Hezbollah also attempted to smuggle rockets into Judea and Samaria in order to open a third missile front alongside Lebanon and Gaza, something the IRGC has continued to attempt, thus far unsuccessfully.
Hezbollah also began kidnapping Israeli soldiers as an overt “gift” to the intifada in 2000. It then traded these soldiers for hundreds of Palestinian prisoners.
When Israel assassinated Hamas leader Sheikh Ahmed Yassin in 2004, Hezbollah Secretary-General Hassan Nasrallah declared at a joint Hamas-Hezbollah memorial service in Lebanon, “Consider us in [Hezbollah], from the secretary-general and leadership down to our fighters and women, members of Hamas and soldiers under your command.”
2006 was the third iteration of the multifront war, in which Hamas ambushed Israeli soldiers and kidnapped Gilad Shalit, prompting Israel to launch Operation Summer Rains, the first major ground operation since Israel’s unilateral disengagement from Gaza.
To relieve pressure on Hamas, Hezbollah launched its own ambush of Israeli soldiers on the Lebanese border, with Nasrallah explicitly linking the two events and saying he would now negotiate for both Shalit and the soldiers held by Hezbollah. This sparked the Second Lebanon War, with rockets flying from both Gaza and Lebanon throughout.

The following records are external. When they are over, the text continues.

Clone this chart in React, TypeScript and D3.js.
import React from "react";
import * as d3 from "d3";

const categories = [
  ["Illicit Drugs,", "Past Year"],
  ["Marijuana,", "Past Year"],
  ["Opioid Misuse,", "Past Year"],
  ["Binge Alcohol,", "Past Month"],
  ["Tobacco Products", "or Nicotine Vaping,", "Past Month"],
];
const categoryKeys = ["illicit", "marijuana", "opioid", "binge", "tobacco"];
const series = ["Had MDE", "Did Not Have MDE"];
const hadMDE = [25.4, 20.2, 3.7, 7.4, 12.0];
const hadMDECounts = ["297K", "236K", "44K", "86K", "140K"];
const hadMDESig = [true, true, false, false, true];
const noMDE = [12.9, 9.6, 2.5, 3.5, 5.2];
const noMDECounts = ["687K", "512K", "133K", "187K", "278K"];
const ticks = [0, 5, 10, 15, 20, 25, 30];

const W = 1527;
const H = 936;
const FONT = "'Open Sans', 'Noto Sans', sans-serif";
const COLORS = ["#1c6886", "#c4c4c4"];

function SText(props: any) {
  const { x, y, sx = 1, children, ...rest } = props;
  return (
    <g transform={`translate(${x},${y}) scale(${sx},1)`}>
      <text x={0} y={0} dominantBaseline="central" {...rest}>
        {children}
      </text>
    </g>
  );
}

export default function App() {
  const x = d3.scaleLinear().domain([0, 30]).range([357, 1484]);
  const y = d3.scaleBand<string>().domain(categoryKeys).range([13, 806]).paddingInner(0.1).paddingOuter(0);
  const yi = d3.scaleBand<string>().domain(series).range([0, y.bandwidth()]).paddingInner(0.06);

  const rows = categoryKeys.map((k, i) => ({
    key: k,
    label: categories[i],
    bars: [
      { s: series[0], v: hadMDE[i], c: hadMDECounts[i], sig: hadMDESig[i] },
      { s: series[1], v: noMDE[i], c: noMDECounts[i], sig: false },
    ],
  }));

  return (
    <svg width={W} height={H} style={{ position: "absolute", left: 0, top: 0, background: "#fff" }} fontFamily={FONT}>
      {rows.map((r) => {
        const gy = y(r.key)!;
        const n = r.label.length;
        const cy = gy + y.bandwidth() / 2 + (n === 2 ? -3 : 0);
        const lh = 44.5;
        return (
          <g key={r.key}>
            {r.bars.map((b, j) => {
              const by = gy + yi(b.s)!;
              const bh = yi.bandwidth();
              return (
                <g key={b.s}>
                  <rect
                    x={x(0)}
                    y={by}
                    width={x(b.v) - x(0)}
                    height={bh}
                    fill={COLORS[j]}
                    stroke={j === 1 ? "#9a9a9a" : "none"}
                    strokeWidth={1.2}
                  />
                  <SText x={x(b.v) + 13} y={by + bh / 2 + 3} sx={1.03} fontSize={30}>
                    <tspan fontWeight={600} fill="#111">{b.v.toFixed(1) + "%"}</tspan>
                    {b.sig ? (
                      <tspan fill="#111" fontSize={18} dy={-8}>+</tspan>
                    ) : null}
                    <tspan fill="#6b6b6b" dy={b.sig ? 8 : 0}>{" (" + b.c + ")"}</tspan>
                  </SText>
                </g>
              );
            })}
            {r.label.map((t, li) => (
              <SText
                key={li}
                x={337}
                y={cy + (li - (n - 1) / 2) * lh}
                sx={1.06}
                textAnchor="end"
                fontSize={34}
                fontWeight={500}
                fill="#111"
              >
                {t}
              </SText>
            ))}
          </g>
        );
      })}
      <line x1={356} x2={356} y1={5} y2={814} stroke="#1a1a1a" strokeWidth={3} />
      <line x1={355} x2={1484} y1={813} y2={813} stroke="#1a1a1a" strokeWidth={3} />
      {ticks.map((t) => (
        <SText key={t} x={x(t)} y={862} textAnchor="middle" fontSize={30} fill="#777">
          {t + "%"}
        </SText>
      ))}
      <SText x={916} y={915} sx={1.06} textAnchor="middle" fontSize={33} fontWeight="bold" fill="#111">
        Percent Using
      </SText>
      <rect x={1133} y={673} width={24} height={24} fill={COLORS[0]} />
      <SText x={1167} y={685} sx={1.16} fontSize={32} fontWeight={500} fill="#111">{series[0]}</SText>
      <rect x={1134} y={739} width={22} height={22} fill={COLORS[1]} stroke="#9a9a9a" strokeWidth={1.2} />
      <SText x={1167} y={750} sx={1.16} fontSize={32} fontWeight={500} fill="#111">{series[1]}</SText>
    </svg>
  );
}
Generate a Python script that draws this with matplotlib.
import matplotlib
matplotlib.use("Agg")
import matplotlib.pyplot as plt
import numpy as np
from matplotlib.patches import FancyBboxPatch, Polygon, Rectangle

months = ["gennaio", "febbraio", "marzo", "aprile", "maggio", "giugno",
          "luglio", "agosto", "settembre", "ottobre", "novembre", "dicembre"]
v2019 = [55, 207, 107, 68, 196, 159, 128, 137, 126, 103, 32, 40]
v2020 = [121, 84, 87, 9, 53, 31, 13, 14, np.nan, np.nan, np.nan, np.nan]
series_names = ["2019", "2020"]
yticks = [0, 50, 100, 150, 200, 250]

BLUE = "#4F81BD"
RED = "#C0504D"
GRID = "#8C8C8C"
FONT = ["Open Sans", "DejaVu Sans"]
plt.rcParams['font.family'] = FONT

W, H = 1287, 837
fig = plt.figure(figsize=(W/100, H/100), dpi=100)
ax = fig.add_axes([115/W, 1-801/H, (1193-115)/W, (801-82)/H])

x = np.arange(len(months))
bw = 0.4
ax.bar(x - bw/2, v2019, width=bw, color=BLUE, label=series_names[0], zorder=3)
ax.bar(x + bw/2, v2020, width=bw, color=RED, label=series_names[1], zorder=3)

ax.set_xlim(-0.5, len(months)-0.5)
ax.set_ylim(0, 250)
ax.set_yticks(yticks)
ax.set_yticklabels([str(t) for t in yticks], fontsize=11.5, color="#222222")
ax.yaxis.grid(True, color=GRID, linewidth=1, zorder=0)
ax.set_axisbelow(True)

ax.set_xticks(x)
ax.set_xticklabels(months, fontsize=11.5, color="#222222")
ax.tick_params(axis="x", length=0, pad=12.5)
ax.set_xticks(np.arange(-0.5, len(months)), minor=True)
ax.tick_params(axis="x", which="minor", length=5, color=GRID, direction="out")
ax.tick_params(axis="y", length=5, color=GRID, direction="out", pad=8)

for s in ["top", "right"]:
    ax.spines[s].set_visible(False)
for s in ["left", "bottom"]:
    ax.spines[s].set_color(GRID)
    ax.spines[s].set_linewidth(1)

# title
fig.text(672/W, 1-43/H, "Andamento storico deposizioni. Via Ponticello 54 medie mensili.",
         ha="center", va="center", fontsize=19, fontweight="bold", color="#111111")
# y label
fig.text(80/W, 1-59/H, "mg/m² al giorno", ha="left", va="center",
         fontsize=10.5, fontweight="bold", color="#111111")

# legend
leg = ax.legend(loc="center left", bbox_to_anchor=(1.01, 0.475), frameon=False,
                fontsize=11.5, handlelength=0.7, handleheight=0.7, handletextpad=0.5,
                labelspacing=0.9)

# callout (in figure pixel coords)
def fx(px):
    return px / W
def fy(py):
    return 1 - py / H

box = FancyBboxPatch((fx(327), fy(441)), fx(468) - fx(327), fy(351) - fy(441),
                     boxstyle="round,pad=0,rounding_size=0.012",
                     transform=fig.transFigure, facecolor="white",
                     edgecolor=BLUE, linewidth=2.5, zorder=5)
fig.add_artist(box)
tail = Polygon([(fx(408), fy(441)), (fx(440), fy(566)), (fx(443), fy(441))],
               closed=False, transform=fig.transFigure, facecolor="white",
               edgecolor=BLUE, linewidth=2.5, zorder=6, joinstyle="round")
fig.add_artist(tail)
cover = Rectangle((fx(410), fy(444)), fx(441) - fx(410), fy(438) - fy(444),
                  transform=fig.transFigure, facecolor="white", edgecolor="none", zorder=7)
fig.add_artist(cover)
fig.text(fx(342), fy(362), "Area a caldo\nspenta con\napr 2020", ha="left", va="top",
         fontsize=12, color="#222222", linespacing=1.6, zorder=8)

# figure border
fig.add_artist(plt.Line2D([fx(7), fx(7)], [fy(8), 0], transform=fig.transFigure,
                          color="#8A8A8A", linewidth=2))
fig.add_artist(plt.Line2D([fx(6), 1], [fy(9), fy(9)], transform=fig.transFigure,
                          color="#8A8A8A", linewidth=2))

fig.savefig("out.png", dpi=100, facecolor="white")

Since 2019, however, Israel has managed to isolate PIJ not only from the rest of the resistance axis three times, but even from Hamas. Despite their rhetoric, none of the resistance axis nodes has made a serious attempt to coordinate assaults since 2006 beyond token rocket and drone launches, if that.
Israel, meanwhile, has demonstrated that it can continue hitting the IRGC and Iranian nuclear and missile infrastructure in Palestinian-controlled areas, Lebanon, Syria, Iraq and even Iran itself with relative impunity.
While the missile and drone arsenals and local production capacity of the IRGC’s resistance axis have reportedly vastly increased in quality and quantity, and the axis has consolidated power in Syria and virtually conquered Iraq and Yemen, there is thus far no evidence of a “convergence of arenas.”
On the contrary, although the IRGC may be a single integrated network across the Middle East and has increased its numbers as well as its territorial control and lethality, it has yet to demonstrate it is capable of anything more than symbolic local retaliation against Israeli strikes and assassinations, much less coordinating a true multifront war.